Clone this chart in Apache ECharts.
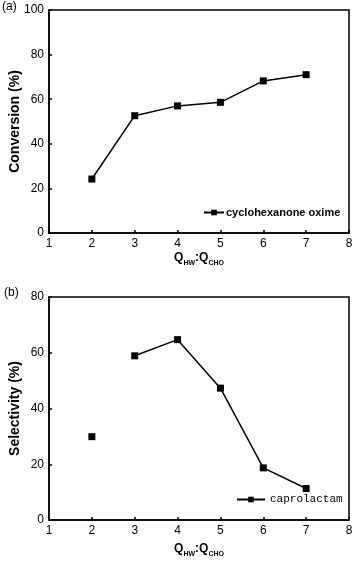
<!DOCTYPE html>
<html>
<head>
<meta charset="utf-8">
<script src="https://cdn.jsdelivr.net/npm/echarts@6/dist/echarts.min.js"></script>
<style>
  html, body { margin: 0; padding: 0; background: #fff; }
  #chart { width: 354px; height: 562px; }
</style>
</head>
<body>
<div id="chart"></div>
<script>
// data
var ratio = [2, 3, 4, 5, 6, 7];
var conversion = [24.2, 52.6, 57.0, 58.6, 68.2, 71.0];
var selectivity = [29.9, 58.9, 64.7, 47.3, 18.7, 11.3];
var xTicks = [1, 2, 3, 4, 5, 6, 7, 8];

var font = 'Liberation Sans, Arial, sans-serif';
var chart = echarts.init(document.getElementById('chart'));

function pairs(xs, ys) {
  return xs.map(function (x, i) { return [x, ys[i]]; });
}

// Q_HW:Q_CHO as rich text
var xName = '{q|Q}{s|HW}{q|:Q}{s|CHO}';
var xNameStyle = {
  fontFamily: font,
  rich: {
    q: { fontSize: 12, fontWeight: 'bold', color: '#000', fontFamily: font, lineHeight: 14, verticalAlign: 'bottom' },
    s: { fontSize: 7, fontWeight: 'bold', color: '#000', fontFamily: font, lineHeight: 14, verticalAlign: 'bottom', padding: [0, 0, -3, 0] }
  }
};

function xAxis(idx, gap) {
  return {
    type: 'value', gridIndex: idx, min: 1, max: 8, interval: 1,
    name: xName, nameLocation: 'middle', nameGap: gap, nameTextStyle: xNameStyle,
    nameMoveOverlap: false,
    axisLine: { lineStyle: { color: '#000', width: 1.5 } },
    axisTick: { inside: true, length: 3, lineStyle: { color: '#000', width: 1.5 } },
    axisLabel: { color: '#000', fontSize: 12, fontFamily: font, margin: 5,
      formatter: function (v) { return xTicks.indexOf(v) >= 0 ? String(v) : ''; } },
    splitLine: { show: false }
  };
}

function yAxis(idx, max, name) {
  return {
    type: 'value', gridIndex: idx, min: 0, max: max, interval: 20,
    name: name, nameLocation: 'middle', nameGap: 27, nameMoveOverlap: false,
    nameTextStyle: { color: '#000', fontSize: 14, fontWeight: 'bold', fontFamily: font },
    axisLine: { lineStyle: { color: '#000', width: 1.5 } },
    axisTick: { inside: true, length: 3, lineStyle: { color: '#000', width: 1.5 } },
    axisLabel: { color: '#000', fontSize: 12, fontFamily: font, margin: 5 },
    splitLine: { show: false }
  };
}

var lineStyle = { color: '#000', width: 1.5 };
var itemStyle = { color: '#000' };

var option = {
  animation: false,
  grid: [
    { left: 49, top: 10, width: 300, height: 223, show: true, borderColor: '#000', borderWidth: 1.5,
      backgroundColor: 'transparent', containLabel: false, outerBoundsMode: 'none' },
    { left: 49, top: 297, width: 300, height: 223, show: true, borderColor: '#000', borderWidth: 1.5,
      backgroundColor: 'transparent', containLabel: false, outerBoundsMode: 'none' }
  ],
  xAxis: [xAxis(0, 17), xAxis(1, 21)],
  yAxis: [yAxis(0, 100, 'Conversion (%)'), yAxis(1, 80, 'Selectivity (%)')],
  legend: [
    { data: ['cyclohexanone oxime'], left: 203, top: 207, itemWidth: 20, itemHeight: 7, itemGap: 0, padding: 0,
      textStyle: { color: '#000', fontSize: 11, fontWeight: 'bold', fontFamily: font, padding: [0, 0, 0, -3] } },
    { data: ['caprolactam'], left: 236, top: 494, itemWidth: 28, itemHeight: 7, itemGap: 0, padding: 0,
      textStyle: { color: '#000', fontSize: 11, fontFamily: 'Liberation Mono, DejaVu Sans Mono, monospace' } }
  ],
  graphic: [
    { type: 'text', left: 2, top: 1, style: { text: '(a)', fontSize: 12, fontFamily: font, fill: '#000' } },
    { type: 'text', left: 4, top: 287, style: { text: '(b)', fontSize: 12, fontFamily: font, fill: '#000' } }
  ],
  series: [
    { name: 'cyclohexanone oxime', type: 'line', xAxisIndex: 0, yAxisIndex: 0,
      data: pairs(ratio, conversion), symbol: 'rect', symbolSize: 7,
      lineStyle: lineStyle, itemStyle: itemStyle },
    // the first point of (b) stands alone in the picture
    { name: 'caprolactam', type: 'line', xAxisIndex: 1, yAxisIndex: 1,
      data: pairs(ratio.slice(1), selectivity.slice(1)), symbol: 'rect', symbolSize: 7,
      lineStyle: lineStyle, itemStyle: itemStyle },
    { name: 'caprolactam', type: 'line', xAxisIndex: 1, yAxisIndex: 1,
      data: pairs(ratio.slice(0, 1), selectivity.slice(0, 1)), symbol: 'rect', symbolSize: 7,
      lineStyle: lineStyle, itemStyle: itemStyle }
  ]
};
chart.setOption(option);
</script>
</body>
</html>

==========

• _Description of the task_:
Copy the whole listing above word for word but do not carry over the pictures.

• _Result for this exercise_:
Clone this chart in Apache ECharts.
<!DOCTYPE html>
<html>
<head>
<meta charset="utf-8">
<script src="https://cdn.jsdelivr.net/npm/echarts@6/dist/echarts.min.js"></script>
<style>
  html, body { margin: 0; padding: 0; background: #fff; }
  #chart { width: 354px; height: 562px; }
</style>
</head>
<body>
<div id="chart"></div>
<script>
// data
var ratio = [2, 3, 4, 5, 6, 7];
var conversion = [24.2, 52.6, 57.0, 58.6, 68.2, 71.0];
var selectivity = [29.9, 58.9, 64.7, 47.3, 18.7, 11.3];
var xTicks = [1, 2, 3, 4, 5, 6, 7, 8];

var font = 'Liberation Sans, Arial, sans-serif';
var chart = echarts.init(document.getElementById('chart'));

function pairs(xs, ys) {
  return xs.map(function (x, i) { return [x, ys[i]]; });
}

// Q_HW:Q_CHO as rich text
var xName = '{q|Q}{s|HW}{q|:Q}{s|CHO}';
var xNameStyle = {
  fontFamily: font,
  rich: {
    q: { fontSize: 12, fontWeight: 'bold', color: '#000', fontFamily: font, lineHeight: 14, verticalAlign: 'bottom' },
    s: { fontSize: 7, fontWeight: 'bold', color: '#000', fontFamily: font, lineHeight: 14, verticalAlign: 'bottom', padding: [0, 0, -3, 0] }
  }
};

function xAxis(idx, gap) {
  return {
    type: 'value', gridIndex: idx, min: 1, max: 8, interval: 1,
    name: xName, nameLocation: 'middle', nameGap: gap, nameTextStyle: xNameStyle,
    nameMoveOverlap: false,
    axisLine: { lineStyle: { color: '#000', width: 1.5 } },
    axisTick: { inside: true, length: 3, lineStyle: { color: '#000', width: 1.5 } },
    axisLabel: { color: '#000', fontSize: 12, fontFamily: font, margin: 5,
      formatter: function (v) { return xTicks.indexOf(v) >= 0 ? String(v) : ''; } },
    splitLine: { show: false }
  };
}

function yAxis(idx, max, name) {
  return {
    type: 'value', gridIndex: idx, min: 0, max: max, interval: 20,
    name: name, nameLocation: 'middle', nameGap: 27, nameMoveOverlap: false,
    nameTextStyle: { color: '#000', fontSize: 14, fontWeight: 'bold', fontFamily: font },
    axisLine: { lineStyle: { color: '#000', width: 1.5 } },
    axisTick: { inside: true, length: 3, lineStyle: { color: '#000', width: 1.5 } },
    axisLabel: { color: '#000', fontSize: 12, fontFamily: font, margin: 5 },
    splitLine: { show: false }
  };
}

var lineStyle = { color: '#000', width: 1.5 };
var itemStyle = { color: '#000' };

var option = {
  animation: false,
  grid: [
    { left: 49, top: 10, width: 300, height: 223, show: true, borderColor: '#000', borderWidth: 1.5,
      backgroundColor: 'transparent', containLabel: false, outerBoundsMode: 'none' },
    { left: 49, top: 297, width: 300, height: 223, show: true, borderColor: '#000', borderWidth: 1.5,
      backgroundColor: 'transparent', containLabel: false, outerBoundsMode: 'none' }
  ],
  xAxis: [xAxis(0, 17), xAxis(1, 21)],
  yAxis: [yAxis(0, 100, 'Conversion (%)'), yAxis(1, 80, 'Selectivity (%)')],
  legend: [
    { data: ['cyclohexanone oxime'], left: 203, top: 207, itemWidth: 20, itemHeight: 7, itemGap: 0, padding: 0,
      textStyle: { color: '#000', fontSize: 11, fontWeight: 'bold', fontFamily: font, padding: [0, 0, 0, -3] } },
    { data: ['caprolactam'], left: 236, top: 494, itemWidth: 28, itemHeight: 7, itemGap: 0, padding: 0,
      textStyle: { color: '#000', fontSize: 11, fontFamily: 'Liberation Mono, DejaVu Sans Mono, monospace' } }
  ],
  graphic: [
    { type: 'text', left: 2, top: 1, style: { text: '(a)', fontSize: 12, fontFamily: font, fill: '#000' } },
    { type: 'text', left: 4, top: 287, style: { text: '(b)', fontSize: 12, fontFamily: font, fill: '#000' } }
  ],
  series: [
    { name: 'cyclohexanone oxime', type: 'line', xAxisIndex: 0, yAxisIndex: 0,
      data: pairs(ratio, conversion), symbol: 'rect', symbolSize: 7,
      lineStyle: lineStyle, itemStyle: itemStyle },
    // the first point of (b) stands alone in the picture
    { name: 'caprolactam', type: 'line', xAxisIndex: 1, yAxisIndex: 1,
      data: pairs(ratio.slice(1), selectivity.slice(1)), symbol: 'rect', symbolSize: 7,
      lineStyle: lineStyle, itemStyle: itemStyle },
    { name: 'caprolactam', type: 'line', xAxisIndex: 1, yAxisIndex: 1,
      data: pairs(ratio.slice(0, 1), selectivity.slice(0, 1)), symbol: 'rect', symbolSize: 7,
      lineStyle: lineStyle, itemStyle: itemStyle }
  ]
};
chart.setOption(option);
</script>
</body>
</html>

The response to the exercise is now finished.